Water can donate a proton and form a alpha-beta-hydroxyaldehyde. When performing mixed aldol reactions, there are two potential enolates that can form and two potential carbonyls that can serve as the electrophile. Without taking precautions, you will end up with many different similar products. In order to control mixed aldol reactions so they produce your desired product, you have to worry about the two enolates and two carbonyls.
First off you do not mix them together but instead you separate them. The two carbonyls react and form the aldol. Our product was trans-p-anisalacetophenone and it was produced from the ketone reacting with the aldehyde. The ketone does not react with itself because the aldehyde is sterically favored and the carbon on it is more likely to be attacked by the nucleophile than the carbon on the ketone.
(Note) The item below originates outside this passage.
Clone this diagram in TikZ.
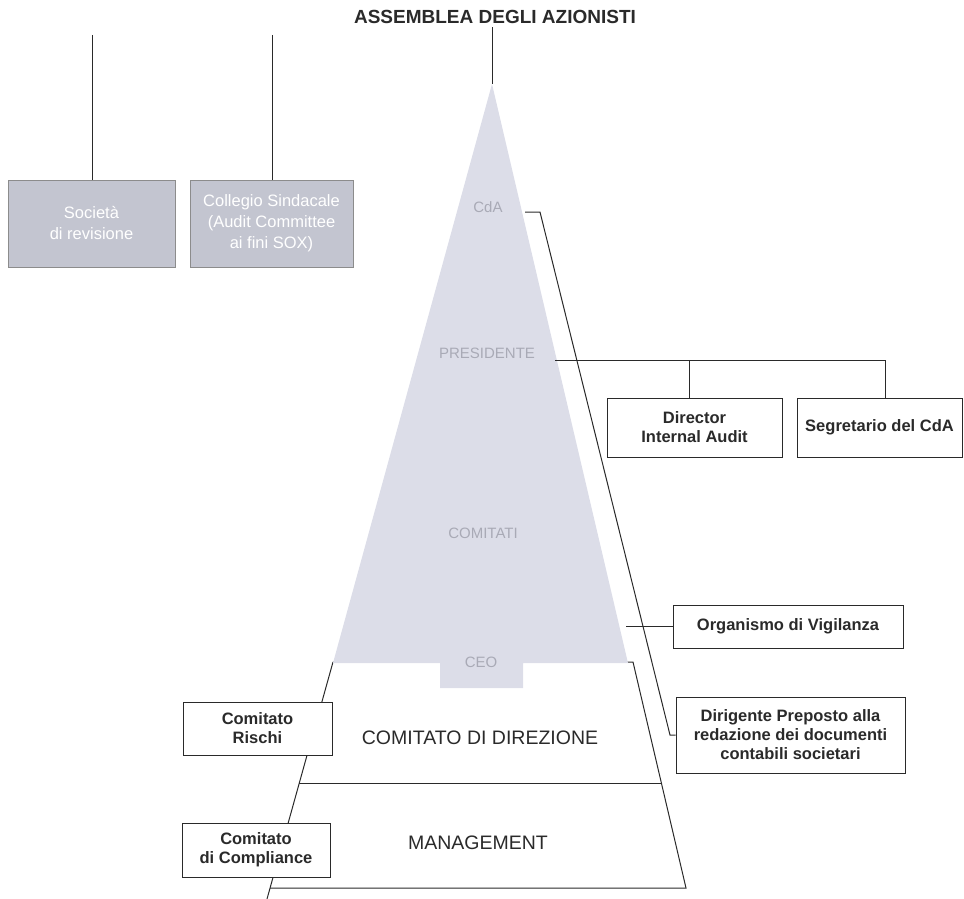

If the ketone were to attack itself, much more energy would be required.
Specifically, like stated earlier, our mixed aldol reaction consisted of reacting p-anisaldehyde (aldehyde) and acetophenone (ketone). The initial product is the beta-hydroxyketone, which rapidly undergoes dehydration and creates the final product, trans-p-anisalacetophenone. Technically, both the carbonyls cannot be mixed together with sodium hydroxide to get one product. We will get a dominant product of trans-p-anisalacetophenone. This reaction is an exception and we get away with it. P-anisaldehyde and acetophenone together only make one enolate.
This helps our exception, but there are still two carbonyls. With our weak base, we should be worried about acetophenone reacting with itself but we are not. This is due to steric hindrance, like I stated earlier. Aldehydes are better electrophilic carbons and therefore the ketone will react with the aldehyde faster than reacting with itself. It will quickly form the product trans-p-anisalacetophenone because it is the favored product. We do not have to use expensive LDA, we can use the weaker base and get away with it.
The reaction took place in a conical vial and .2mL of each of the reactant samples were added to it along with some 95% ethanol. Two drops of NaOH were added shortly after and stirred at room temperature for fifteen minutes. The vial was cooled in and ice bath and crystallized. Vacuum filtration was performed to filter the crude product. The crude product was recrystallized using methanol and filtered again. We made one change to the procedure and instead of using .7mL of ethanol we used 1mL. This is because 1mL is easier to measure out and will make sure that the reactant dissolves. Product analysis consists of percent yield, melting point, and IR. This reaction works very well, and the percent yield should be around 70%. I had a percent yield of about 69.22%.
This is a fairly good percent yield with the fact that the experiment was performed on a microscale level. Some product may have been left in the vial or in the vacuum filter. A little loss of product due to technique makes a great difference on the percent yield since it is microscale. I had a melting point of 70 degrees Celsius to 73 degrees Celsius. This is a little low compared to the expected melting point of trans-p-anisalacetophenone at 73 to 76 degrees Celsius. The lower melting point may be due to any present impurities or contaminates. The IR spectrum furthermore proved that the final product was in fact trans-p-anisalacetophenone. My IR matched that of the actual IR for trans-p-anisalacetophenone pretty well. You can see that there is a carbonyl peak present around 1656cm-1. There is also a CH aromatic stretch around 2981cm-1. The fingerprint region has many peaks, which match the fingerprint region of the actual IR.